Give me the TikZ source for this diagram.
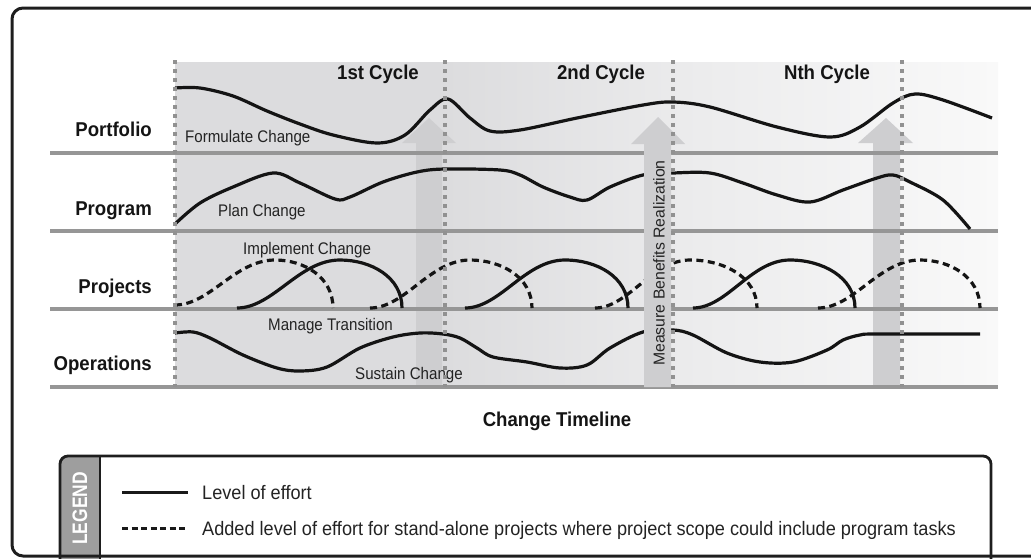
\documentclass[tikz,border=0pt]{standalone}
\usepackage{fontspec}
\setmainfont{Liberation Sans}
\newfontfamily\fsmall[FakeStretch=0.9]{Liberation Sans}
\newfontfamily\flegend[FakeStretch=0.93]{Liberation Sans}
\newfontfamily\ftag[FakeStretch=0.83]{Liberation Sans}
\newfontfamily\ftitle[FakeStretch=0.93]{Liberation Sans}
\definecolor{rulegray}{RGB}{150,150,150}
\definecolor{dotgray}{RGB}{145,145,145}
\definecolor{arrowgray}{RGB}{206,206,208}
\definecolor{bgA}{RGB}{220,220,222}
\definecolor{bgB}{RGB}{236,236,237}
\definecolor{bgC}{RGB}{249,249,249}
\definecolor{labelgray}{RGB}{35,35,35}
\definecolor{framecol}{RGB}{30,30,30}
\definecolor{tabgray}{RGB}{158,158,158}
\pgfdeclarehorizontalshading{bgshade}{100bp}{color(0bp)=(bgA); color(25bp)=(bgA); color(41.4bp)=(bgA); color(56.9bp)=(bgB); color(75bp)=(bgC); color(100bp)=(bgC)}
\begin{document}
\begin{tikzpicture}[x=1pt,y=-1pt,
  rowrule/.style={line width=4.5pt, draw=rulegray},
  cycledot/.style={line width=4.2pt, draw=dotgray, dash pattern=on 4pt off 5pt},
  effort/.style={line width=3.2pt, draw=black!92, line join=round},
  added/.style={line width=3.2pt, draw=black!92, dash pattern=on 7pt off 4.5pt},
  bigarrow/.style={fill=arrowgray, draw=none},
  rowlabel/.style={font=\ftitle\fontsize{20}{20}\selectfont\bfseries, anchor=base east, inner sep=0pt, text=black!92},
  cyclelabel/.style={font=\ftitle\fontsize{20}{20}\selectfont\bfseries, anchor=base, inner sep=0pt, text=black!92},
  phase/.style={font=\fsmall\fontsize{16.8}{16.8}\selectfont, anchor=base west, inner sep=0pt, text=labelgray},
  legtext/.style={font=\flegend\fontsize{19.5}{19.5}\selectfont, anchor=base west, inner sep=0pt, text=labelgray}
]
\useasboundingbox (0,0) rectangle (1031,558);
\clip (0,0) rectangle (1031,558);

% background band
\shade[shading=bgshade] (175,62) rectangle (998,387);

% arrows 1 and 3
\fill[bigarrow] (416,387) -- (416,143) -- (402,143) -- (429,118) -- (456,143) -- (442,143) -- (442,387) -- cycle;
\fill[bigarrow] (873,387) -- (873,143) -- (858,143) -- (886,118) -- (913,143) -- (900,143) -- (900,387) -- cycle;

% row rules
\foreach \yy in {153,231,309,387} \draw[rowrule] (50,\yy) -- (998,\yy);

% Portfolio curve
\draw[effort] plot[smooth, tension=0.55] coordinates {(175,88) (200,88) (233,96) (267,111) (300,124) (333,135) (377,143) (405,135) (430,110) (448,99) (470,118) (490,131) (520,130) (577,118) (643,105) (673,102) (710,107) (777,127) (830,137) (860,127) (893,103) (915,94) (943,100) (992,118)};

% Program curve
\draw[effort] plot[smooth, tension=0.55] coordinates {(175,224) (200,203) (233,187) (273,173) (300,183) (335,199) (350,197) (383,182) (417,172) (445,169) (500,170) (520,175) (543,187) (570,197) (587,200) (610,187) (643,175) (673,173) (710,173) (743,183) (777,195) (810,202) (843,190) (877,178) (893,175) (910,182) (943,200) (970,229)};

% Projects curves
\draw[added] (175,305) .. controls (210,305) and (235,260) .. (275,260) .. controls (304,260) and (333,277) .. (333,308);
\draw[effort] (237,308) .. controls (273,308) and (299,260) .. (340,260) .. controls (371,260) and (402,277) .. (402,308);
\draw[added] (370,308) .. controls (405,308) and (430,260) .. (470,260) .. controls (501,260) and (532,277) .. (532,308);
\draw[effort] (465,308) .. controls (500,308) and (525,260) .. (565,260) .. controls (597,260) and (628,277) .. (628,308);
\draw[added] (595,308) .. controls (628,308) and (652,260) .. (690,260) .. controls (724,260) and (757,277) .. (757,308);
\draw[effort] (693,308) .. controls (727,308) and (751,260) .. (790,260) .. controls (822,260) and (855,277) .. (855,308);
\draw[added] (818,308) .. controls (854,308) and (879,260) .. (920,260) .. controls (950,260) and (980,277) .. (980,308);

% Operations curve
\draw[effort] plot[smooth, tension=0.55] coordinates {(175,333) (193,332) (210,338) (243,355) (277,368) (300,371) (327,367) (360,348) (393,337) (420,333) (443,334) (460,338) (477,348) (493,357) (527,362) (560,368) (587,365) (610,348) (643,332) (673,330) (693,335) (727,353) (760,362) (793,362) (827,350) (843,340) (860,335) (877,334) (980,334)};

% phase labels
\node[phase] (formulate) at (185,142) {Formulate Change};
\node[phase] (plan) at (218,216.5) {Plan Change};
\node[phase] (implement) at (243,254) {Implement Change};
\node[phase] (manage) at (268,330.5) {Manage Transition};
\node[phase] (sustain) at (355,379) {Sustain Change};

% measure arrow (opaque)
\fill[bigarrow] (644,387) -- (644,144) -- (631,144) -- (658,117) -- (685,144) -- (671,144) -- (671,387) -- cycle;
\node[rotate=90, font=\fontsize{15.8}{15.8}\selectfont, text=labelgray, inner sep=0pt] (measure) at (659,263) {Measure Benefits Realization};

% cycle separators
\foreach \xx in {175,445,673,902} \draw[cycledot] (\xx,60) -- (\xx,387);

% row labels and titles
\node[rowlabel] (portfolio) at (152,136.7) {Portfolio};
\node[rowlabel] (program) at (152,215) {Program};
\node[rowlabel] (projects) at (152,293.3) {Projects};
\node[rowlabel] (operations) at (152,370) {Operations};
\node[cyclelabel] (c1) at (378,79) {1st Cycle};
\node[cyclelabel] (c2) at (601,79) {2nd Cycle};
\node[cyclelabel] (cn) at (827,79) {Nth Cycle};
\node[cyclelabel] (timeline) at (557,426.7) {Change Timeline};

% legend
\fill[tabgray, rounded corners=8pt] (60,570) |- (80,456) [sharp corners] -- (100,456) -- (100,570) -- cycle;
\draw[line width=2.8pt, draw=framecol, rounded corners=8pt] (60,570) |- (991,456) -- (991,570);
\draw[line width=2.8pt, draw=framecol] (100,456) -- (100,570);
\node[rotate=90, text=white, inner sep=0pt, font=\ftag\bfseries\fontsize{21}{21}\selectfont] (legendtag) at (80,508.5) {LEGEND};
\draw[line width=3pt, draw=black!90] (122,492) -- (188,492);
\draw[line width=3pt, draw=black!90, dash pattern=on 6pt off 3.5pt] (122,528) -- (188,528);
\node[legtext] (leg1) at (202,499) {Level of effort};
\node[legtext] (leg2) at (202,535.5) {Added level of effort for stand-alone projects where project scope could include program tasks};

% outer frame
\draw[line width=3pt, draw=framecol, rounded corners=11pt] (12,8) rectangle (1060,556);
\end{tikzpicture}
\end{document}
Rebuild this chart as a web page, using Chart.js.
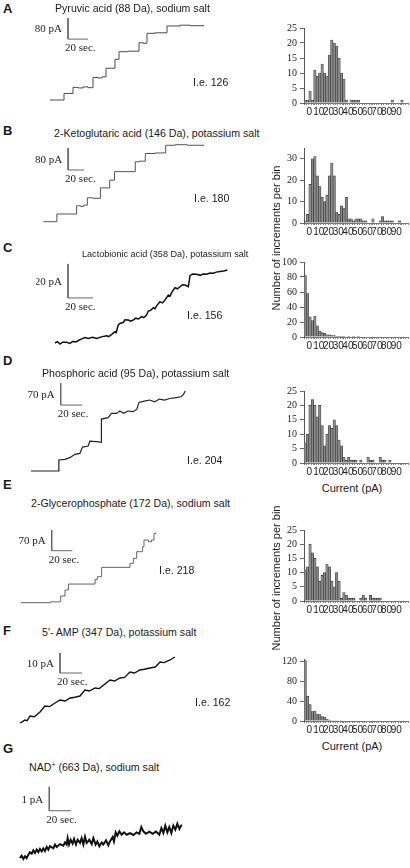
<!DOCTYPE html>
<html>
<head>
<meta charset="utf-8">
<title>Increment traces and histograms</title>
<script src="https://cdn.jsdelivr.net/npm/chart.js"></script>
<style>
  body { margin: 0; background: #fff; }
  #fig { position: relative; width: 410px; height: 868px; overflow: hidden;
         font-family: "Liberation Sans", Arial, sans-serif; color: #1a1a1a; }
  #fig canvas { position: absolute; }
  .txt { position: absolute; white-space: nowrap; font-size: 10.6px; line-height: 1; transform: translateY(-50%); }
  .small { font-size: 9.1px; }
  .lett { font-weight: bold; font-size: 13px; }
  .rot { position: absolute; white-space: nowrap; font-size: 11px; line-height: 1;
         transform: translate(-50%, -50%) rotate(-90deg); }
  .ctr { position: absolute; white-space: nowrap; font-size: 11px; line-height: 1; transform: translate(-50%, -50%); }
  sup { font-size: 7px; vertical-align: 4px; }
</style>
</head>
<body>
<div id="fig"></div>

<script>
// ---- histogram data (counts per bin, bins of 2.25 pA) ----
const binWidth = 2.25;
const xTicks = [0, 10, 20, 30, 40, 50, 60, 70, 80, 90];
const histA = [1,1,4,1,11, 9,10,13,10,9, 16,21,20,19,15, 10,8,1,0,1, 1,1,1,0,0, 0,0,0,0,0, 0,0,0,0,0, 0,1,0,0,0, 1,0,0];
const histB = [1,4,18,30,31, 22,17,12,10,13, 22,28,22,5,4, 8,7,12,2,2, 1,2,2,2,1, 1,0,0,2,0, 0,1,3,1,1, 1,1,0,0,1, 0,0,0];
const histC = [82,58,27,22,28, 15,8,6,5,3, 3,2,2,1,1, 1,1,0,1,0, 1,0,1,0,0, 0,0,0,0,0, 0,0,0,0,0, 0,0,0,0,0, 0,0,0];
const histD = [7,10,20,22,20, 16,20,13,6,10, 13,12,15,13,8, 6,2,1,2,1, 1,1,0,1,0, 0,2,1,1,0, 0,2,1,1,0, 1,0,0,0,0, 0,0,0];
const histE = [11,12,20,17,15, 12,7,9,10,13, 12,7,5,10,7, 1,3,2,1,1, 1,0,0,1,2, 1,0,2,1,1, 1,1,0,0,0, 0,0,0,0,0, 0,0,0];
const histF = [122,50,33,19,20, 14,13,9,8,4, 2,1,1,1,0, 1,0,0,0,0, 0,0,0,0,0, 0,0,0,0,0, 0,0,0,0,0, 0,0,0,0,0, 0,0,0];
const yTicksA = [0, 5, 10, 15, 20, 25];
const yTicksB = [0, 10, 20, 30];
const yTicksC = [0, 20, 40, 60, 80, 100];
const yTicksD = [0, 5, 10, 15, 20, 25];
const yTicksE = [0, 5, 10, 15, 20, 25];
const yTicksF = [0, 40, 80, 120];

// ---- current traces: [time (s), current (pA)] ----
const traceA = [[0,0],[14,25],[23,48],[28,46],[33,50],[38,47],[43,86],[48,84],[52,88],[56,121],[65,155],[69,184],[78,186],
  [89,218],[93,216],[97,254],[105,256],[117,282],[130,285],[140,283],[154,282]];
const traceB = [[0,0],[17,28],[41.6,58],[47,55],[50,60],[55,87],[62,85],[71.4,123],[83,151],[89,182],[115,218],[120,220],
  [127.5,248],[140,250],[153,278],[165,280],[180,278],[201,278]];
const traceC = [[0,0],[2,0.8],[4,-0.6],[6,0.5],[9.4,0.4],[12,-0.3],[14,0.9],[17.3,0.8],[19,1.6],[21.4,2.4],[24,3.2],[26.6,2.7],
  [30,3.4],[33.4,2.7],[37,3.6],[41.3,4.3],[43,3.8],[45.4,5.1],[48,6.7],[49,6.2],[50.6,10.6],[52,11.5],[54.7,12.2],[56,13.6],
  [58.7,13.5],[60.5,12.8],[62.6,13.5],[64.5,14.6],[66.7,14.1],[69.4,15.5],[71,15],[73.3,16.5],[74.6,18.8],[76.5,19.2],
  [78.7,20.8],[80,20.2],[81.4,22],[84,24.3],[86,23.6],[88,25.3],[90.7,28.2],[92,27.6],[93.4,29.8],[96,32.5],[98,31.9],
  [100,33.1],[102,34.3],[104,34.1],[106.7,33.1],[108,39.6],[110,40.6],[113.3,40.4],[116,39.8],[118.5,40.6],[121.3,40.4],
  [124,41.2],[126.7,41],[129,41.7],[132,42],[135,42.3],[137.9,42.9]];
const traceD = [[0,0],[25.8,0],[25.8,35],[31.4,37],[36,42.4],[40.6,53],[45.2,56],[47.7,76],[52.9,79.5],[54.5,95.4],
  [60.6,93.3],[65.2,91.2],[65.2,165.4],[71.4,170],[74.5,183.5],[79,183.5],[82.2,191],[85.8,183.5],[89.8,191],[94.5,189],
  [98,197],[100,218.5],[105,222.7],[109.8,226],[114.5,220.6],[119,229],[123.7,226],[128.3,231],[133,233],[139,236.5],
  [141.2,244],[142.8,254.5]];
const traceE = [[0,0],[29,3],[38.8,22.5],[43,42.8],[46.3,63],[72.2,78.8],[74.4,87.8],[78.6,119.4],[106.1,132.9],
  [109.4,149.8],[112.6,172.3],[118.4,189.2],[119.7,211.7],[124,206],[127,212],[129.4,234.2],[131.4,236.5]];
const traceF = [[0,0],[2,0.6],[4.5,1.5],[6.5,1.2],[9.1,3.5],[13,3.1],[18.2,5.5],[22.7,8.5],[27,8.2],[31.8,10],[36.4,11.5],
  [41,11],[45.5,12.5],[50,12.9],[54.5,13.5],[59.1,16.5],[63,16],[68.2,17.5],[72,17.2],[77.3,19.5],[81.8,21.5],[86,21],
  [90.9,22.5],[95,22.8],[100,25.5],[104,25],[109,26.5],[113,26.9],[118.2,27.5],[123,28],[127.3,30.5],[131,30.2],
  [136.4,31.5],[140.9,33]];
const traceG = [[0,0],[1.5,0.10],[3.1,-0.04],[4.6,0.07],[6.1,-0.01],[7.7,0.14],[9.2,0.24],[10.8,0.18],[12.3,0.32],
  [13.8,0.21],[15.4,0.35],[16.9,0.24],[18.4,0.38],[20,0.28],[21.5,0.40],[23,0.29],[24.6,0.46],[26.1,0.35],[27.6,0.49],
  [30.7,0.40],[32.3,0.56],[33.8,0.46],[36.9,0.58],[39.9,0.51],[41.5,0.65],[43,0.56],[43.9,0.83],[45.2,0.56],[46.7,0.76],
  [48.5,0.60],[49.8,0.79],[51.6,0.56],[53.1,0.76],[55.3,0.63],[56.8,0.83],[58.4,0.56],[59.9,0.88],[61.4,0.63],[63.9,0.76],
  [66.1,0.58],[67.6,0.83],[69.7,0.56],[71.3,0.69],[73.1,0.49],[75.3,0.65],[76.8,0.56],[79.3,0.74],[81.4,0.53],[82.9,0.69],
  [85.4,0.88],[86.6,0.69],[88.2,1.07],[89.7,0.93],[91.6,1.11],[93.7,0.97],[95.9,1.07],[98.3,0.97],[101.4,1.04],
  [104.5,0.96],[107.5,1.07],[110,1.01],[111.8,1.29],[113.7,1.11],[116.1,1.01],[119.2,1.10],[122.3,1.01],[125.3,1.10],
  [128.4,0.97],[130.3,1.25],[132.1,1.04],[133.9,1.35],[135.8,1.07],[137.6,1.29],[139.5,1.04],[141.3,1.35],[143.2,1.18],
  [145,1.43],[146.9,1.21],[149,1.39]];

// scale bars: [time origin (s), current origin (pA), pA length, sec length]
const scaleBarA = [18, 232, 80, 20];
const scaleBarB = [31, 188, 80, 20];
const scaleBarC = [10.4, 26.5, 20, 20];
const scaleBarD = [27.5, 210, 70, 20];
const scaleBarE = [30.1, 175.7, 70, 20];
const scaleBarF = [36.4, 25, 10, 20];
const scaleBarG = [27, 1.97, 1, 20];

// ---- layout (pixels) ----
const fig = document.getElementById('fig');

function addText(cls, x, y, html) {
  const d = document.createElement('div');
  d.className = cls;
  d.style.left = x + 'px';
  d.style.top = y + 'px';
  d.innerHTML = html;
  fig.appendChild(d);
}

function addCanvas(left, top, w, h) {
  const c = document.createElement('canvas');
  c.width = w; c.height = h;
  c.style.left = left + 'px'; c.style.top = top + 'px';
  c.style.width = w + 'px'; c.style.height = h + 'px';
  fig.appendChild(c);
  return c;
}

const barLabels = {
  id: 'barLabels',
  afterDatasetsDraw(chart, args, opts) {
    const { ctx, scales: { x, y } } = chart;
    const [t0, i0, pA, sec] = opts.bar;
    const bx = x.getPixelForValue(t0);
    const yb = y.getPixelForValue(i0);
    const yt = y.getPixelForValue(i0 + pA);
    ctx.save();
    ctx.font = '11px "Liberation Serif", "Times New Roman", serif';
    ctx.fillStyle = '#222';
    ctx.textAlign = 'right';
    ctx.textBaseline = 'middle';
    ctx.fillText(pA + ' pA', bx - 6, (yb + yt) / 2 + 1);
    ctx.textAlign = 'left';
    ctx.textBaseline = 'top';
    ctx.fillText(sec + ' sec.', bx - 3, yb + 4);
    ctx.restore();
  }
};

// box = [left, top, w, h], origin = pixel of (0 s, 0 pA)
function makeTrace(box, origin, pxPerSec, pxPerPA, trace, bar, stepped, color, width) {
  const [left, top, w, h] = box;
  const c = addCanvas(left, top, w, h);
  new Chart(c, {
    type: 'line',
    data: {
      datasets: [
        { data: trace.map(p => ({ x: p[0], y: p[1] })), borderColor: color, borderWidth: width,
          pointRadius: 0, stepped: stepped, tension: 0 },
        { data: [{ x: bar[0], y: bar[1] + bar[2] }, { x: bar[0], y: bar[1] }, { x: bar[0] + bar[3], y: bar[1] }],
          borderColor: '#666', borderWidth: 1, pointRadius: 0 }
      ]
    },
    options: {
      responsive: false, animation: false, events: [],
      layout: { padding: 0 },
      scales: {
        x: { type: 'linear', display: false,
             min: (left - origin[0]) / pxPerSec, max: (left + w - origin[0]) / pxPerSec },
        y: { type: 'linear', display: false,
             min: (origin[1] - (top + h)) / pxPerPA, max: (origin[1] - top) / pxPerPA }
      },
      plugins: { legend: { display: false }, tooltip: { enabled: false }, barLabels: { bar: bar } }
    },
    plugins: [barLabels]
  });
}

// topY = pixel of y max, zeroY = pixel of 0
function makeHist(topY, zeroY, hist, yMax, yTicks) {
  const padTop = 6, xAxisH = 14;
  const c = addCanvas(270, topY - padTop, 140, padTop + (zeroY - topY) + xAxisH);
  new Chart(c, {
    type: 'bar',
    data: {
      labels: hist.map((_, i) => i),
      datasets: [{ data: hist, backgroundColor: '#8a8a8a', borderColor: '#333', borderWidth: 0.6,
                   barPercentage: 1, categoryPercentage: 1 }]
    },
    options: {
      responsive: false, animation: false, events: [],
      layout: { padding: { top: padTop, right: 2, left: 0, bottom: 0 } },
      scales: {
        // one small tick per bin, like the dotted base line of the original
        x: { type: 'category', position: 'bottom', offset: true,
             afterFit: s => { s.height = 0; },
             ticks: { display: false },
             grid: { drawOnChartArea: false, tickLength: 2, color: '#888' },
             border: { display: false } },
        x2: { type: 'linear', position: 'bottom', min: 0, max: hist.length * binWidth,
              afterBuildTicks: s => { s.ticks = xTicks.map(v => ({ value: v })); },
              afterFit: s => { s.height = xAxisH; },
              grid: { drawOnChartArea: false, tickLength: 2, color: '#777' },
              border: { color: '#777' },
              ticks: { autoSkip: false, maxRotation: 0, padding: 1, color: '#222',
                       font: { family: 'Liberation Sans', size: 10 } } },
        y: { min: 0, max: yMax,
             afterBuildTicks: s => { s.ticks = yTicks.map(v => ({ value: v })); },
             afterFit: s => { s.width = 34; },
             grid: { drawOnChartArea: false, tickLength: 4, color: '#666' },
             border: { color: '#555' },
             ticks: { autoSkip: false, padding: 3, color: '#222',
                      font: { family: 'Liberation Serif', size: 10 } } }
      },
      plugins: { legend: { display: false }, tooltip: { enabled: false } }
    }
  });
}

// traces
makeTrace([28, 12, 185, 95], [50, 100], 1.0, 0.2625, traceA, scaleBarA, 'before', '#4a4a4a', 1);
makeTrace([28, 140, 180, 90], [43.3, 221.7], 0.8, 0.275, traceB, scaleBarB, 'before', '#555', 1);
makeTrace([36, 255, 200, 95], [55, 343], 1.25, 1.7, traceC, scaleBarC, false, '#111', 1.5);
makeTrace([20, 375, 175, 105], [31, 471], 1.08, 0.314, traceD, scaleBarD, false, '#222', 1.2);
makeTrace([10, 520, 155, 90], [20.7, 602.7], 1.03, 0.296, traceE, scaleBarE, 'before', '#555', 0.9);
makeTrace([10, 645, 175, 85], [20, 723], 1.1, 2.0, traceF, scaleBarF, false, '#111', 1.4);
makeTrace([10, 780, 185, 85], [20, 858], 1.085, 24, traceG, scaleBarG, false, '#111', 2);

// histograms
makeHist(25, 103, histA, 25, yTicksA);
makeHist(145, 223, histB, 35, yTicksB);
makeHist(259, 337, histC, 100, yTicksC);
makeHist(388, 463, histD, 25, yTicksD);
makeHist(527, 601, histE, 25, yTicksE);
makeHist(655.5, 721, histF, 125, yTicksF);

// panel letters and titles
addText('txt lett', 3, 8, 'A');
addText('txt', 55, 8, 'Pyruvic acid (88 Da), sodium salt');
addText('txt lett', 3, 130, 'B');
addText('txt', 54, 133, '2-Ketoglutaric acid (146 Da), potassium salt');
addText('txt lett', 3, 247, 'C');
addText('txt small', 82, 255, 'Lactobionic acid (358 Da), potassium salt');
addText('txt lett', 3, 360, 'D');
addText('txt', 42, 373, 'Phosphoric acid (95 Da), potassium salt');
addText('txt lett', 3, 484, 'E');
addText('txt', 31, 503, '2-Glycerophosphate (172 Da), sodium salt');
addText('txt lett', 3, 630, 'F');
addText('txt', 42, 632, '5\'- AMP (347 Da), potassium salt');
addText('txt lett', 3, 748, 'G');
addText('txt', 29, 767, 'NAD<sup>+</sup> (663 Da), sodium salt');

addText('txt', 193, 82, 'I.e. 126');
addText('txt', 194, 198, 'I.e. 180');
addText('txt', 187, 315, 'I.e. 156');
addText('txt', 187, 460, 'I.e. 204');
addText('txt', 159, 570, 'I.e. 218');
addText('txt', 195, 702, 'I.e. 162');

addText('rot', 276, 238, 'Number of increments per bin');
addText('rot', 276, 578, 'Number of increments per bin');
addText('ctr', 352, 488, 'Current (pA)');
addText('ctr', 352, 746, 'Current (pA)');
</script>
</body>
</html>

- - - -

## EXERCISE TASK
Using the listing above, gather each line that holds the string "this" and copy it.

## EXERCISE SOLUTION
Give me the TikZ source for this diagram.
Rebuild this chart as a web page, using Chart.js.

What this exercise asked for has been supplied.